Former 2016 Republican presidential candidate Jeb Bush said he thinks a Republican should challenge President Donald Trump in next year's election, arguing the party "ought to be a given a choice."
"I think someone should run. Just because Republicans ought to be given a choice," said Bush, who also served as the governor of Florida, in an interview with David Axelrod that will air Saturday on "The Axe Files." He added that beating Trump in 2020 will be difficult for anyone because "he has a strong, loyal base" and "it's hard to beat a sitting president."
"But to have a conversation about what it is to be a conservative I think is important," he added. "And our country needs to have competing ideologies that people -- that are dynamic, that focus on the world we're in and the world we're moving towards rather than revert back to a nostalgic time."
Bush's comments came as he was discussing Maryland Republican Gov. Larry Hogan, whose inauguration speech in January caused some to question whether or not he was eyeing a 2020 bid.
In his own speech at the inauguration, Bush lauded Hogan, regarding him as being "at the top of a list of leaders that I admire today because what's happening here in Annapolis is the antithesis of what's happening in Washington, DC, these days."
"I didn't realize I was part of his pre-campaign," Bush quipped during his interview with Axelrod, adding that when he heard the speech, "I kind of got a sense that maybe this was an opening, at least, for (Hogan) to consider (a presidential run)."

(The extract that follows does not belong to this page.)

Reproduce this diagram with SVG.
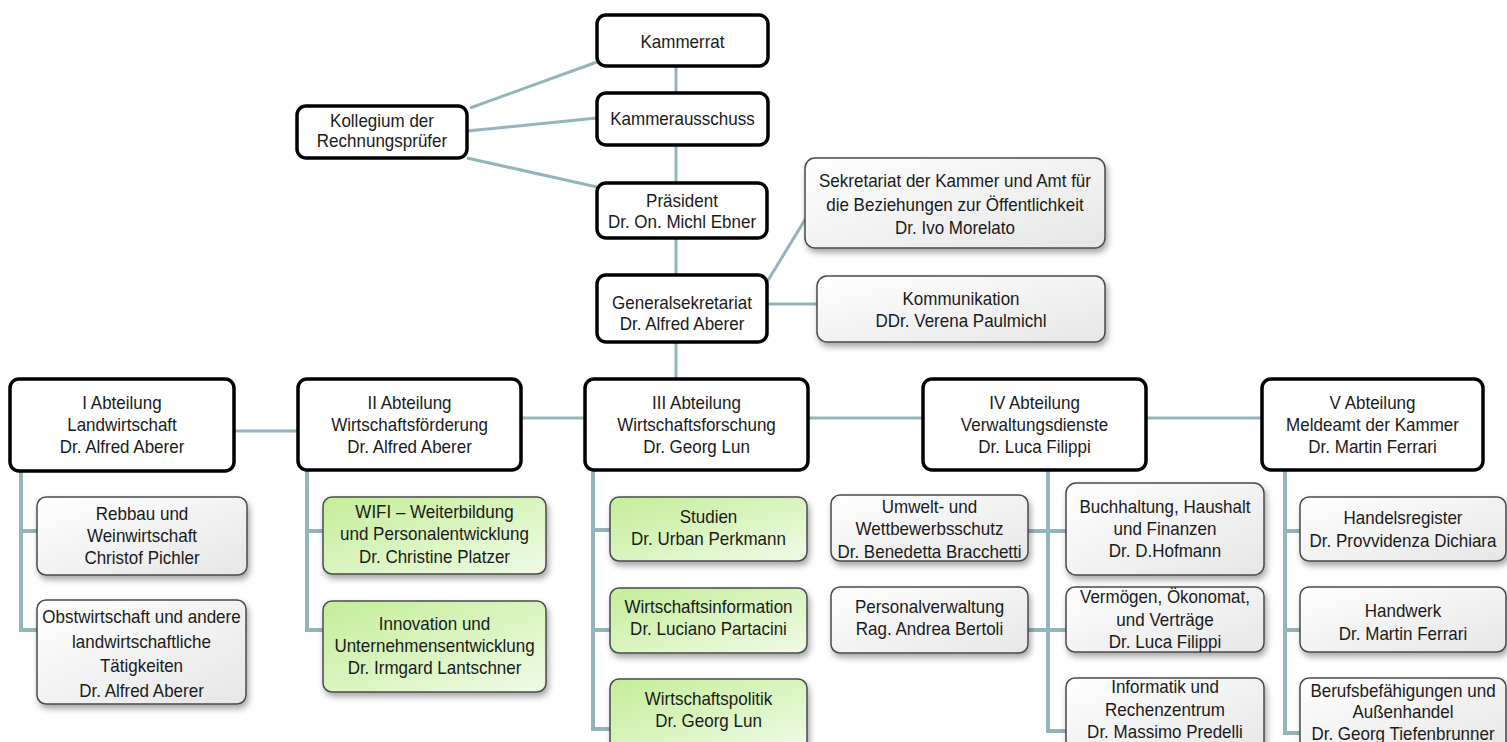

In the weeks following his inauguration, Hogan, a moderate Republican, told CNN he hasn't closed the door to challenging Trump in a Republican primary.
"People are talking to me about it," he said at the the time. "I'm flattered people are saying that and including me in those discussions. My focus, my plan right now is to stay here for four years and do the best job I can in Maryland, but I've said, 'You never say never.' Who knows what's going to happen."
Bush didn't say whether or not he's spoken to Hogan about a potential run, instead offering advice to Republicans ahead of the election by telling Axelrod that the party needs to "offer a compelling alternative" to Democratic ideas rather than just calling their ideas "bad."